* **DIRECTIVE**
Copy each line exactly.

>> START DATASET CONTENT

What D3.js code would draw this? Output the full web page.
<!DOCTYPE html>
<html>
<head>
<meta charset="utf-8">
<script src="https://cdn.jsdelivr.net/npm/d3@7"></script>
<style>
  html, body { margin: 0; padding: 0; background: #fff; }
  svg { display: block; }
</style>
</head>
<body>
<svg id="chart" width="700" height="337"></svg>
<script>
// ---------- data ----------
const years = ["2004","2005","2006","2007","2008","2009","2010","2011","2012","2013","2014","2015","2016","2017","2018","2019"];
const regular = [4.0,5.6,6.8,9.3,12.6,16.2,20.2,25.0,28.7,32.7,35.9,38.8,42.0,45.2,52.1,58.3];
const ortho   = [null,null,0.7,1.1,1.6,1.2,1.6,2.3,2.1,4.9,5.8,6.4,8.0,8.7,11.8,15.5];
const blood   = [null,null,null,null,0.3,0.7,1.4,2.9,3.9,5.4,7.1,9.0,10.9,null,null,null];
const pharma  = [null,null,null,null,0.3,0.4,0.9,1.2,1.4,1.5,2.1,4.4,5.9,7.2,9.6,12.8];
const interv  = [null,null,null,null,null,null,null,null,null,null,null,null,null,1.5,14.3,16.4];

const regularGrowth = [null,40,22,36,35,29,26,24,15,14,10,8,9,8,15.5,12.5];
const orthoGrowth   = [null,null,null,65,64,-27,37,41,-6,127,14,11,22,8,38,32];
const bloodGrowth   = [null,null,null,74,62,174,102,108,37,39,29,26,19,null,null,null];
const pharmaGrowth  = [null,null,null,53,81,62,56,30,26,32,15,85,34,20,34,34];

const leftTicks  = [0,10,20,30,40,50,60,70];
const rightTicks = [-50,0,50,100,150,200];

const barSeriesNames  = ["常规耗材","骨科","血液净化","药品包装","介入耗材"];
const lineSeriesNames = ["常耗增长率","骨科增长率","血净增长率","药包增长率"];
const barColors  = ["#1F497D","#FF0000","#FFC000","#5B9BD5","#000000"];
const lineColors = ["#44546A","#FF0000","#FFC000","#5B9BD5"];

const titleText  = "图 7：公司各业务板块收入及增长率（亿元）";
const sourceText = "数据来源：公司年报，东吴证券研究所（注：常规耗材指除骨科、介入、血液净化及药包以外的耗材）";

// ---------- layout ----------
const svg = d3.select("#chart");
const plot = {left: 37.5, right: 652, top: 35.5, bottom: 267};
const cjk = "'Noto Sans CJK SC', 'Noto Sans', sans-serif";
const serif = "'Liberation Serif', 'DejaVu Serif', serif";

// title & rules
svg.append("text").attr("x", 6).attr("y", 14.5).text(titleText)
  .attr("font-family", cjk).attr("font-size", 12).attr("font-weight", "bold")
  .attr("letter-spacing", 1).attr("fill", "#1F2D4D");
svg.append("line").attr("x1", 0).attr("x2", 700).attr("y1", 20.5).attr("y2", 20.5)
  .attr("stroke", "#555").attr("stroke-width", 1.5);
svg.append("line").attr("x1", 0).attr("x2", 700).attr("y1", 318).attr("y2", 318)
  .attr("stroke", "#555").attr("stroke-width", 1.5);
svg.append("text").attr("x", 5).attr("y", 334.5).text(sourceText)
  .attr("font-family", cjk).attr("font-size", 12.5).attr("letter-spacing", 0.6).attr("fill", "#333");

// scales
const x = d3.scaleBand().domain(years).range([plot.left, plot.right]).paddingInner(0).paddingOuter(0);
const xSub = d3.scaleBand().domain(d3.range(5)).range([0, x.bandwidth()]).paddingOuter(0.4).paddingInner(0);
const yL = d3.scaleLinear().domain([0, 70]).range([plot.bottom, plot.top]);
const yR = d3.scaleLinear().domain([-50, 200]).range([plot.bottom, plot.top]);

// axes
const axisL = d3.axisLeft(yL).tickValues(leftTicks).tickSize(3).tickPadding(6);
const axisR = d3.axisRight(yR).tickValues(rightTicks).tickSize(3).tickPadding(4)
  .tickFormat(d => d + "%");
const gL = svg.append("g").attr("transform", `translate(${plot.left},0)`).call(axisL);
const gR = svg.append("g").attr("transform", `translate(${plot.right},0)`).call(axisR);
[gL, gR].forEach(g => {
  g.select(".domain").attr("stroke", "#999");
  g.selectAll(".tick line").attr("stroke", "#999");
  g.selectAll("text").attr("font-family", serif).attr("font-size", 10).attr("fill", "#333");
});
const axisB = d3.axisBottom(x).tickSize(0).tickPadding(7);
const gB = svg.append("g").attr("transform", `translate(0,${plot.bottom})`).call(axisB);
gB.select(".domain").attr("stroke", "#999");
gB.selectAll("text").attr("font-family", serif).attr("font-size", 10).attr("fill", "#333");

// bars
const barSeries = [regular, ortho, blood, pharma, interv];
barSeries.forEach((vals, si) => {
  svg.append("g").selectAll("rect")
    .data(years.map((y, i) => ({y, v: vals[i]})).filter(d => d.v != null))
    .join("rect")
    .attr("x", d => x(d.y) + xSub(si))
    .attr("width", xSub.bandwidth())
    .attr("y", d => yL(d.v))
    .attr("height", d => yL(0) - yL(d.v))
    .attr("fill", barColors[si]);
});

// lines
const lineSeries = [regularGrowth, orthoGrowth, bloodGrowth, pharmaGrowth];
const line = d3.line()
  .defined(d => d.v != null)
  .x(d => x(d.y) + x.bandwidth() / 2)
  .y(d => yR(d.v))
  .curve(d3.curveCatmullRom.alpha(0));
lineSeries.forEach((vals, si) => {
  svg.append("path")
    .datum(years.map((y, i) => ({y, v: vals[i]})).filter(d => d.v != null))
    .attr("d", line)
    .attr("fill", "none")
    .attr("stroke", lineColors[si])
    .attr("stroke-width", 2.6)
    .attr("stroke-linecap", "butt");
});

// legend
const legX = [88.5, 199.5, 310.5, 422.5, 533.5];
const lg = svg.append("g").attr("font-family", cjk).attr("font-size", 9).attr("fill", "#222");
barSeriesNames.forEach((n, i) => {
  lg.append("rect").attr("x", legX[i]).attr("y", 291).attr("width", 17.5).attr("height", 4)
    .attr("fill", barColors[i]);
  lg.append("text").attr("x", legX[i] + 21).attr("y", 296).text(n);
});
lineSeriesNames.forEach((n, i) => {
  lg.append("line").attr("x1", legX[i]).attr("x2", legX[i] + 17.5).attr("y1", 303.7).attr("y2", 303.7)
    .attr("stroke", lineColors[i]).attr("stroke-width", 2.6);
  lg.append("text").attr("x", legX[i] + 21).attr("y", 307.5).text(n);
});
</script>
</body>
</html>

>> END DATASET CONTENT

* **PROBLEM SOLUTION**
What D3.js code would draw this? Output the full web page.
<!DOCTYPE html>
<html>
<head>
<meta charset="utf-8">
<script src="https://cdn.jsdelivr.net/npm/d3@7"></script>
<style>
  html, body { margin: 0; padding: 0; background: #fff; }
  svg { display: block; }
</style>
</head>
<body>
<svg id="chart" width="700" height="337"></svg>
<script>
// ---------- data ----------
const years = ["2004","2005","2006","2007","2008","2009","2010","2011","2012","2013","2014","2015","2016","2017","2018","2019"];
const regular = [4.0,5.6,6.8,9.3,12.6,16.2,20.2,25.0,28.7,32.7,35.9,38.8,42.0,45.2,52.1,58.3];
const ortho   = [null,null,0.7,1.1,1.6,1.2,1.6,2.3,2.1,4.9,5.8,6.4,8.0,8.7,11.8,15.5];
const blood   = [null,null,null,null,0.3,0.7,1.4,2.9,3.9,5.4,7.1,9.0,10.9,null,null,null];
const pharma  = [null,null,null,null,0.3,0.4,0.9,1.2,1.4,1.5,2.1,4.4,5.9,7.2,9.6,12.8];
const interv  = [null,null,null,null,null,null,null,null,null,null,null,null,null,1.5,14.3,16.4];

const regularGrowth = [null,40,22,36,35,29,26,24,15,14,10,8,9,8,15.5,12.5];
const orthoGrowth   = [null,null,null,65,64,-27,37,41,-6,127,14,11,22,8,38,32];
const bloodGrowth   = [null,null,null,74,62,174,102,108,37,39,29,26,19,null,null,null];
const pharmaGrowth  = [null,null,null,53,81,62,56,30,26,32,15,85,34,20,34,34];

const leftTicks  = [0,10,20,30,40,50,60,70];
const rightTicks = [-50,0,50,100,150,200];

const barSeriesNames  = ["常规耗材","骨科","血液净化","药品包装","介入耗材"];
const lineSeriesNames = ["常耗增长率","骨科增长率","血净增长率","药包增长率"];
const barColors  = ["#1F497D","#FF0000","#FFC000","#5B9BD5","#000000"];
const lineColors = ["#44546A","#FF0000","#FFC000","#5B9BD5"];

const titleText  = "图 7：公司各业务板块收入及增长率（亿元）";
const sourceText = "数据来源：公司年报，东吴证券研究所（注：常规耗材指除骨科、介入、血液净化及药包以外的耗材）";

// ---------- layout ----------
const svg = d3.select("#chart");
const plot = {left: 37.5, right: 652, top: 35.5, bottom: 267};
const cjk = "'Noto Sans CJK SC', 'Noto Sans', sans-serif";
const serif = "'Liberation Serif', 'DejaVu Serif', serif";

// title & rules
svg.append("text").attr("x", 6).attr("y", 14.5).text(titleText)
  .attr("font-family", cjk).attr("font-size", 12).attr("font-weight", "bold")
  .attr("letter-spacing", 1).attr("fill", "#1F2D4D");
svg.append("line").attr("x1", 0).attr("x2", 700).attr("y1", 20.5).attr("y2", 20.5)
  .attr("stroke", "#555").attr("stroke-width", 1.5);
svg.append("line").attr("x1", 0).attr("x2", 700).attr("y1", 318).attr("y2", 318)
  .attr("stroke", "#555").attr("stroke-width", 1.5);
svg.append("text").attr("x", 5).attr("y", 334.5).text(sourceText)
  .attr("font-family", cjk).attr("font-size", 12.5).attr("letter-spacing", 0.6).attr("fill", "#333");

// scales
const x = d3.scaleBand().domain(years).range([plot.left, plot.right]).paddingInner(0).paddingOuter(0);
const xSub = d3.scaleBand().domain(d3.range(5)).range([0, x.bandwidth()]).paddingOuter(0.4).paddingInner(0);
const yL = d3.scaleLinear().domain([0, 70]).range([plot.bottom, plot.top]);
const yR = d3.scaleLinear().domain([-50, 200]).range([plot.bottom, plot.top]);

// axes
const axisL = d3.axisLeft(yL).tickValues(leftTicks).tickSize(3).tickPadding(6);
const axisR = d3.axisRight(yR).tickValues(rightTicks).tickSize(3).tickPadding(4)
  .tickFormat(d => d + "%");
const gL = svg.append("g").attr("transform", `translate(${plot.left},0)`).call(axisL);
const gR = svg.append("g").attr("transform", `translate(${plot.right},0)`).call(axisR);
[gL, gR].forEach(g => {
  g.select(".domain").attr("stroke", "#999");
  g.selectAll(".tick line").attr("stroke", "#999");
  g.selectAll("text").attr("font-family", serif).attr("font-size", 10).attr("fill", "#333");
});
const axisB = d3.axisBottom(x).tickSize(0).tickPadding(7);
const gB = svg.append("g").attr("transform", `translate(0,${plot.bottom})`).call(axisB);
gB.select(".domain").attr("stroke", "#999");
gB.selectAll("text").attr("font-family", serif).attr("font-size", 10).attr("fill", "#333");

// bars
const barSeries = [regular, ortho, blood, pharma, interv];
barSeries.forEach((vals, si) => {
  svg.append("g").selectAll("rect")
    .data(years.map((y, i) => ({y, v: vals[i]})).filter(d => d.v != null))
    .join("rect")
    .attr("x", d => x(d.y) + xSub(si))
    .attr("width", xSub.bandwidth())
    .attr("y", d => yL(d.v))
    .attr("height", d => yL(0) - yL(d.v))
    .attr("fill", barColors[si]);
});

// lines
const lineSeries = [regularGrowth, orthoGrowth, bloodGrowth, pharmaGrowth];
const line = d3.line()
  .defined(d => d.v != null)
  .x(d => x(d.y) + x.bandwidth() / 2)
  .y(d => yR(d.v))
  .curve(d3.curveCatmullRom.alpha(0));
lineSeries.forEach((vals, si) => {
  svg.append("path")
    .datum(years.map((y, i) => ({y, v: vals[i]})).filter(d => d.v != null))
    .attr("d", line)
    .attr("fill", "none")
    .attr("stroke", lineColors[si])
    .attr("stroke-width", 2.6)
    .attr("stroke-linecap", "butt");
});

// legend
const legX = [88.5, 199.5, 310.5, 422.5, 533.5];
const lg = svg.append("g").attr("font-family", cjk).attr("font-size", 9).attr("fill", "#222");
barSeriesNames.forEach((n, i) => {
  lg.append("rect").attr("x", legX[i]).attr("y", 291).attr("width", 17.5).attr("height", 4)
    .attr("fill", barColors[i]);
  lg.append("text").attr("x", legX[i] + 21).attr("y", 296).text(n);
});
lineSeriesNames.forEach((n, i) => {
  lg.append("line").attr("x1", legX[i]).attr("x2", legX[i] + 17.5).attr("y1", 303.7).attr("y2", 303.7)
    .attr("stroke", lineColors[i]).attr("stroke-width", 2.6);
  lg.append("text").attr("x", legX[i] + 21).attr("y", 307.5).text(n);
});
</script>
</body>
</html>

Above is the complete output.